Ms Prentice also said she would seek to refine amendments which sought to make explicit the oversight nature of the LSB and reverse the amendment that would require licensing authorities to consider the likely impact on access to justice of an application to form an alternative business structure (ABS) before deciding whether to grant it. She said it should not have precedence over the other regulatory principles.



The minister will also seek to overturn the 'sunrise' clause that prohibits the introduction of ABSs until an independent report into their impact is commissioned, together with the Bar Council-inspired amendment allowing the office for legal complaints to delegate the handling of service complaints back to frontline regulators.
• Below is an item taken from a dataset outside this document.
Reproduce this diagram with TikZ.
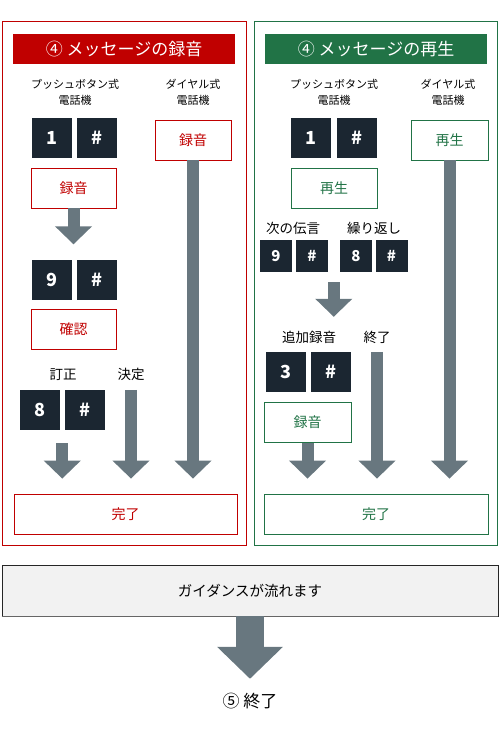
\documentclass[tikz,border=0pt]{standalone}
\usepackage{fontspec}
\setmainfont{Noto Sans CJK JP}
\usetikzlibrary{calc}
\usetikzlibrary{positioning}
\usetikzlibrary{arrows.meta}
\definecolor{recred}{HTML}{C00000}
\definecolor{playgreen}{HTML}{217346}
\definecolor{keydark}{HTML}{1B2631}
\definecolor{flowgray}{HTML}{68777F}
\definecolor{guidefill}{HTML}{F2F2F2}
\newcommand{\fsz}[1]{\fontsize{#1}{#1}\selectfont}

\begin{document}
\begin{tikzpicture}[x=1pt, y=-1pt,
    key/.style={rectangle, fill=keydark, text=white, minimum size=40pt, inner sep=0pt, font=\fsz{18}\bfseries},
    smallkey/.style={key, minimum size=32pt, font=\fsz{15}\bfseries},
    redbox/.style={rectangle, draw=recred, text=recred, line width=0.8pt, minimum width=85pt, minimum height=40pt, inner sep=0pt, font=\fsz{14}},
    greenbox/.style={redbox, draw=playgreen, text=playgreen},
    head/.style={rectangle, minimum width=222pt, minimum height=30pt, inner sep=0pt, text=white, font=\fsz{17}},
    phone/.style={align=center, inner sep=0pt, font=\fontsize{11}{16}\selectfont},
    lbl/.style={inner sep=0pt, font=\fsz{13.5}, text height=11.9pt, text depth=1.6pt},
    flow/.style={draw=flowgray, line width=12pt, -{Triangle[width=36pt, length=18pt]}}]
    \useasboundingbox (0,0) rectangle (500,730);

    \draw[recred, line width=0.8pt] (2,21) rectangle (246,545);
    \draw[playgreen, line width=0.8pt] (254,21) rectangle (497,545);

    \node[head, fill=recred] (headL) at (124,49) {④ メッセージの録音};
    \node[head, fill=playgreen] (headR) at (376,49) {④ メッセージの再生};

    \node[phone] (pushL) at (75,92) {プッシュボタン式\\電話機};
    \node[phone] (dialL) at (193,92) {ダイヤル式\\電話機};
    \node[phone] (pushR) at (334,92) {プッシュボタン式\\電話機};
    \node[phone] (dialR) at (448,92) {ダイヤル式\\電話機};

    \node[key] (oneL) at (52,138) {1};
    \node[key] (hashL1) at (97,138) {\#};
    \node[redbox, minimum width=76pt] (dialrecL) at (193,140) {録音};
    \node[redbox] (recL) at (73.5,188) {録音};
    \node[key] (nineL) at (52,279.5) {9};
    \node[key] (hashL9) at (97,279.5) {\#};
    \node[redbox] (checkL) at (73.5,329.5) {確認};
    \node[lbl] (fixL) at (63,374) {訂正};
    \node[lbl] (okL) at (131,374) {決定};
    \node[key] (eightL) at (39.5,410) {8};
    \node[key] (hashL8) at (85,410) {\#};
    \node[redbox, minimum width=223pt] (doneL) at (125.5,514) {完了};

    \coordinate (midL) at ($(eightL.south)!0.5!(hashL8.south)$);
    \draw[flow, shorten >=15pt] (recL.south) -- (recL.south |- nineL.north);
    \draw[flow, shorten <=13pt, shorten >=15pt] (midL) -- (midL |- doneL.north);
    \draw[flow, shorten >=15pt] (eightL.north -| okL) -- (okL |- doneL.north);
    \draw[flow, shorten >=15pt] (dialrecL.south) -- (dialrecL.south |- doneL.north);

    \node[key] (oneR) at (311,138) {1};
    \node[key] (hashR1) at (357,138) {\#};
    \node[greenbox, minimum width=77pt] (dialplayR) at (449.5,140) {再生};
    \node[greenbox, minimum width=86pt] (playR) at (334,188) {再生};
    \node[lbl] (nextR) at (293,228) {次の伝言};
    \node[lbl] (againR) at (374,228) {繰り返し};
    \node[smallkey] (nineR) at (276,256) {9};
    \node[smallkey] (hashR9) at (312,256) {\#};
    \node[smallkey] (eightR) at (356,256) {8};
    \node[smallkey] (hashR8) at (391.5,256) {\#};
    \node[lbl] (addR) at (309,337) {追加録音};
    \node[lbl] (endR) at (377,337) {終了};
    \node[key] (threeR) at (285.5,372) {3};
    \node[key] (hashR3) at (331,372) {\#};
    \node[greenbox, minimum width=87pt] (recR) at (307.5,422.5) {録音};
    \node[greenbox, minimum width=224pt] (doneR) at (376,514) {完了};

    \coordinate (midR) at ($(nineR.south)!0.5!(hashR8.south)$);
    \draw[flow, shorten <=10pt, shorten >=35pt] (midR) -- (midR |- threeR.north);
    \draw[flow, shorten >=15pt] (threeR.north -| endR) -- (endR |- doneR.north);
    \draw[flow, shorten >=15pt] (recR.south) -- (recR.south |- doneR.north);
    \draw[flow, shorten >=15pt] (dialplayR.south) -- (dialplayR.south |- doneR.north);

    \node[draw=black!85, fill=guidefill, line width=0.8pt, minimum width=496pt, minimum height=51pt, inner sep=0pt, font=\fsz{14.5}] (guide) at (250,590.5) {ガイダンスが流れます};
    \draw[black!60, line width=1.6pt] (guide.south west) -- (guide.south east);
    \node[lbl, font=\fsz{17}, text height=15pt, text depth=2pt] (finish) at (250,701) {⑤ 終了};
    \draw[flow, line width=28pt, -{Triangle[width=64pt, length=32pt]}, shorten >=13.5pt] (guide.south) -- (finish.north);
\end{tikzpicture}
\end{document}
The latter 'defeats the whole purpose of this part of the Bill', she said, adding however that the improvement made in recent times by the Legal Complaints Service under Professor Shamit Saggar 'has been remarkable'.



However, the government is to bring forward amendments sought by the Solicitors Regulation Authority to allow the latter to fine and publish rebukes against solicitors.



Ms Prentice added: 'The consumer focus, as the volume and nature of amendments in [the House of Lords] show, was clearly forgotten during the Bill's long and drawn-out six-month passage there, so I now look forward to this House reacquainting the Bill with its real purpose.'



Both Conservative and Liberal Democrat spokesmen called on the government to respect the amendments passed by the Lords, saying they were in line with both the Clementi report and that of the joint parliamentary committee which scrutinised the draft Bill last summer.



Labour MP Adrian Bailey, a non-lawyer, observed that 'overall, the debate has been legally driven and legally dominated'. He suggested that it would be a 'rather different Bill' had the process been dominated by consumer representatives.